Don’t store them in the database, store them in elastic search (or similar). This almost completely solves the issue of CMS resources being used - elastic search could be moved to much slower spinning disks, the database health is improved and uses less resources. It is still slow to query, but we mitigate that by generating regular automatic reports with aggregated data.
Don’t store them to such detail. Have a minimum aggregation of 1 day and perform initial aggregation on the Player so that results are aggregated to the collection interval (each collection interval you get an aggregated view of what has played during that time). Further aggregate when the stats arrive at the CMS so that records are stored per day, per layout, per widget/media.

Further to this - both options would also include the ability to set whether stats recording should be collected on the Layout/Widget/Media, allowing the user to ignore things like the default layout and only collect stats on what matters.

Both options would also involve deleting the current stats on upgrade.

Comments and suggestions welcome.

cslaughter · May 11, 2017, 4:44pm

I think a combination for ideas for improvement is the way to go.

I would like the ability to see full stats for X days, which could be configured. Stats older than that are moved to elastic search.

In addition, having the ability to select the type of stats being recorded is huge. When you have hundreds of screens all sending data back on 10 second media plays with data you don’t need, that eats bandwidth, CPU and disk space. Anything that is not needed, not being sent, will save resources all around.

I personally would be fine with needing to delete the stats on upgrade if it was for the initial upgrade to improve the stats. This is because currently they are almost useless for us, so getting working functionality supersedes keeping the data we have limited access to. If the stats would need to be cleared before each upgrade there after… that could be a problem.

dan · May 12, 2017, 6:56am

That is essentially what we have already, except older stats are deleted (or archived to CSV)? By “full stats” you mean non-aggregated?

Elastic Search would be the back-end for storage in case one - they would go into elastic search and be queried from elastic search. It is more of a back-end issue rather than anything you’d notice from the user interface. The downside is that elastic search is much harder to configure than our current stack.

So I guess the question is why do you want to see individual records for X days?

To be precise - I think it would be an “opt-in” rather than an “opt-out” so that by default users do not get the records they might not want. Or perhaps a system of “On/Off/Inherit” where the default is inherit and the top level is off.

Just one upgrade - we could even leave the old stat table there I suppose, although it seems a little pointless. Our issue is that if we decide to operate on those records in any way, most upgrades will fail as there is too much data in that table to work with.

sgiunchi · May 12, 2017, 4:48pm

I second this, I don’t need to know how much times the clock has played, but I need a report on how much times an advertising has.

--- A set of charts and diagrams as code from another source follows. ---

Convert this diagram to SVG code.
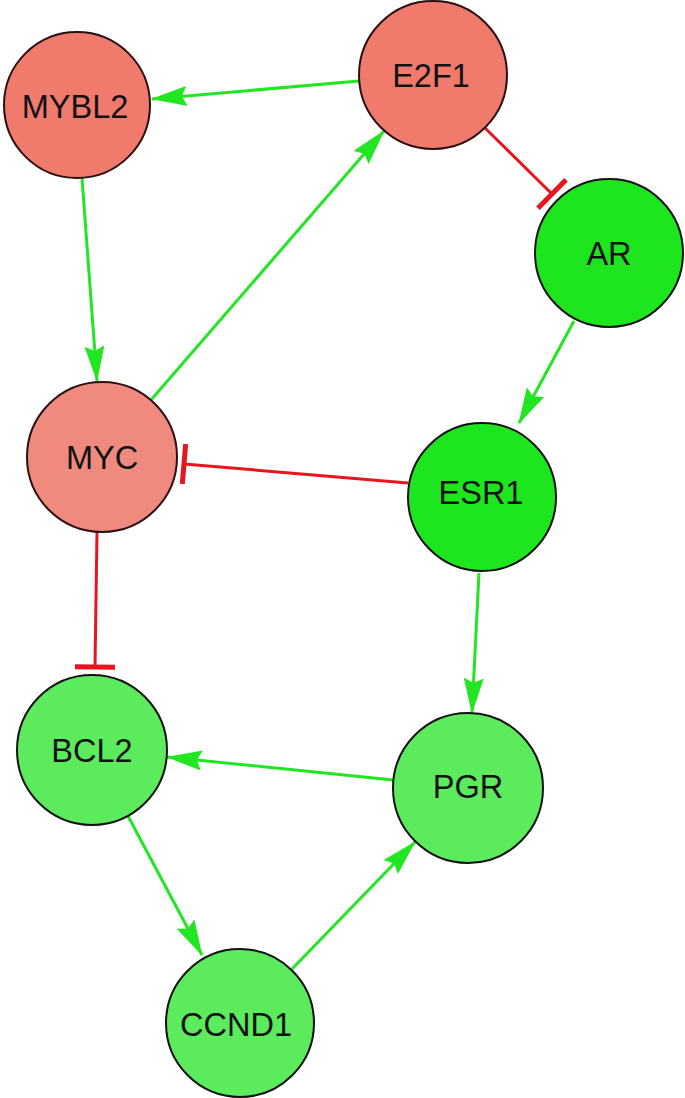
<svg xmlns="http://www.w3.org/2000/svg" width="685" height="1098" viewBox="0 0 685 1098">
<style>
.act{stroke:#22e622;stroke-width:3;fill:none;marker-end:url(#arr)}
.inh{stroke:#e8141e;stroke-width:3;fill:none;marker-end:url(#tee)}
.node circle{stroke:#2a1010;stroke-width:2}
.red circle{fill:#f07a6c}
.red2 circle{fill:#f08a7e}
.grn circle{fill:#1ee61e;stroke:#111}
.grn2 circle{fill:#5ceb5c;stroke:#111}
.node text{font-family:"Liberation Sans",Arial,sans-serif;font-size:32.5px;fill:#111;text-anchor:middle;dominant-baseline:central}
</style>
<defs>
<marker id="arr" markerUnits="userSpaceOnUse" markerWidth="36" markerHeight="20" viewBox="0 0 36 20" refX="35" refY="10" orient="auto">
<path d="M0,0 L36,10 L0,20 L5,10 z" fill="#22e622"/>
</marker>
<marker id="tee" markerUnits="userSpaceOnUse" markerWidth="6" markerHeight="40" viewBox="0 0 6 40" refX="3" refY="20" orient="auto">
<path d="M3,0 V40" stroke="#e8141e" stroke-width="5"/>
</marker>
</defs>
<g id="edges">
<line class="act" x1="359" y1="81" x2="152" y2="99"/>
<line class="act" x1="82" y1="178" x2="97" y2="381"/>
<line class="act" x1="151" y1="400" x2="384" y2="131"/>
<line class="inh" x1="485" y1="128" x2="552" y2="194"/>
<line class="act" x1="574" y1="321" x2="519" y2="423"/>
<line class="inh" x1="408" y1="483" x2="184" y2="464"/>
<line class="inh" x1="97" y1="532" x2="95" y2="667"/>
<line class="act" x1="479" y1="573" x2="472" y2="713"/>
<line class="act" x1="393" y1="780" x2="167" y2="757"/>
<line class="act" x1="128" y1="816" x2="202" y2="955"/>
<line class="act" x1="292" y1="969" x2="415" y2="842"/>
</g>
<g id="MYBL2" class="node red"><circle cx="77" cy="105" r="73"/><text x="75" y="107">MYBL2</text></g>
<g id="E2F1" class="node red"><circle cx="433" cy="75" r="74"/><text x="431" y="76">E2F1</text></g>
<g id="AR" class="node grn"><circle cx="609" cy="253" r="74"/><text x="609" y="254">AR</text></g>
<g id="MYC" class="node red2"><circle cx="102" cy="457" r="75"/><text x="102" y="458">MYC</text></g>
<g id="ESR1" class="node grn"><circle cx="482" cy="497" r="74"/><text x="481" y="493">ESR1</text></g>
<g id="BCL2" class="node grn2"><circle cx="92" cy="750" r="75"/><text x="92" y="751">BCL2</text></g>
<g id="PGR" class="node grn2"><circle cx="468" cy="788" r="75"/><text x="468" y="787">PGR</text></g>
<g id="CCND1" class="node grn2"><circle cx="240" cy="1023" r="74"/><text x="236" y="1025">CCND1</text></g>
</svg>
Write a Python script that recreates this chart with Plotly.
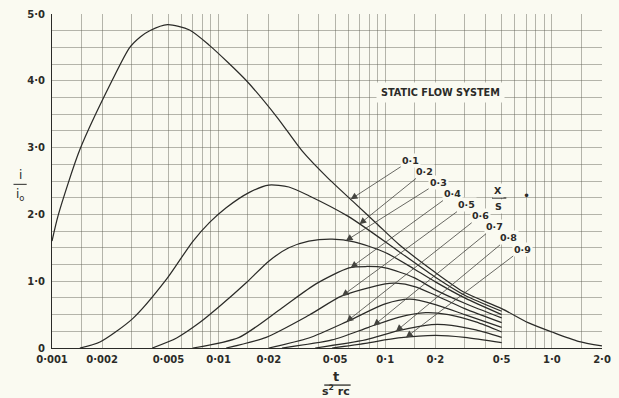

cslaughter · May 15, 2017, 6:27am

Yes. Just want to make sure that, if the functionality of stats will changed, that access to the same level of stats could still be possible if wanted, for a short time span, and still keep the impact to the database to an acceptable level. (Still voting for an option to clear logs and stats, before the database upgrade in a CMS upgrade )

Many clients want to double check that ads are playing during X time. So, for them to have access for X number of days to see exactly where and when an ad showed, is a plus in showing them they are getting what they paid for.

Works for me . I really do like the idea of only collecting data on what I want for stats.

Works for me as well.

I know this is only a features idea at the moment. But any rough idea at when these changes might be seen in the cms? Would it be 1.9 or 2.0?

dan · May 15, 2017, 6:57am

I think the problem is that any proposal that allows a user to collect full stats, has the potential to arrive at the current situation, which of course is what we wanted to avoid.

We will have a think about how we can do what you’ve suggested.

We’d like to solve it for 1.9 as it is a pressing issue for many - particularly CMS instances with a lot of Displays.